Sevigny subtly lets on that Brandon didn't fool everyone in Falls City, doing with a slight change of expression what most actors can't do with a half-page monologue. Perhaps the best moment of the film is when Lana is recounting her night with Brandon to her dead-end friends Candace and Kate (Alison Folland). As she tells Candace and Kate an innocent story of walking and talking, the camera reveals what really happened, cutting between Lana's glassy-eyed confession and her dead-sober confusion when she spies Brandon's bound cleavage as they make love. When she smiles to herself after finishing her recap of the evening, it's clear that Lana knows everything -- maybe too much -- but the only thing that matters is that she loves him. It's such a tender scene that it makes everything that happens after it all the more heartbreaking.

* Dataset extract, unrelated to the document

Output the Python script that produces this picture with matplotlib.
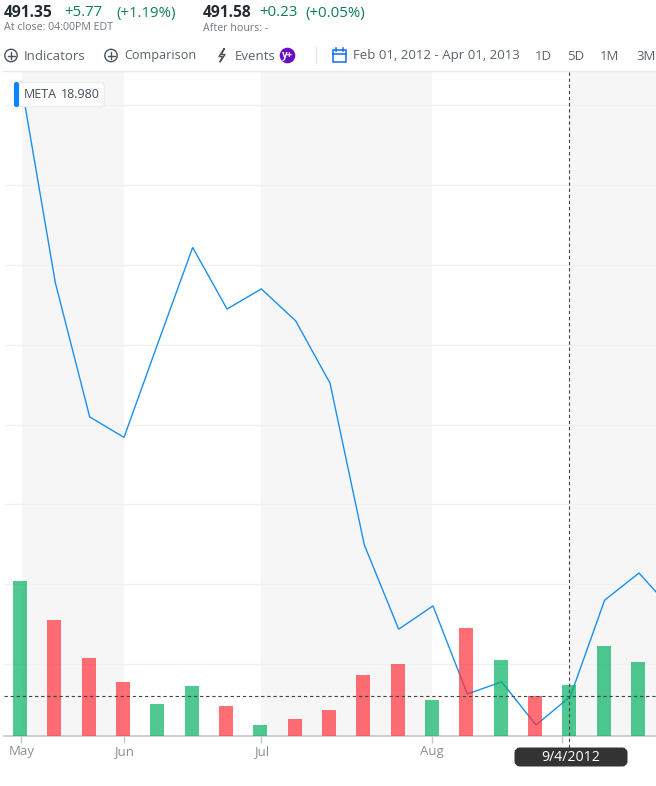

Not that the film's final 20 minutes need much help in that area. Even though Lana doesn't care, everyone else does, and when Brandon's secret is finally revealed, it sets off a chain of events that are grimly, painfully real. Brandon's past and present collide so intensely, it's difficult to watch, a knockout punch that you see coming but weren't expecting to hit quite so hard. That's possibly Peirce's best trick of all, telling a true story so well that you can't remember how it ends. And when you remember, you hope that you were wrong.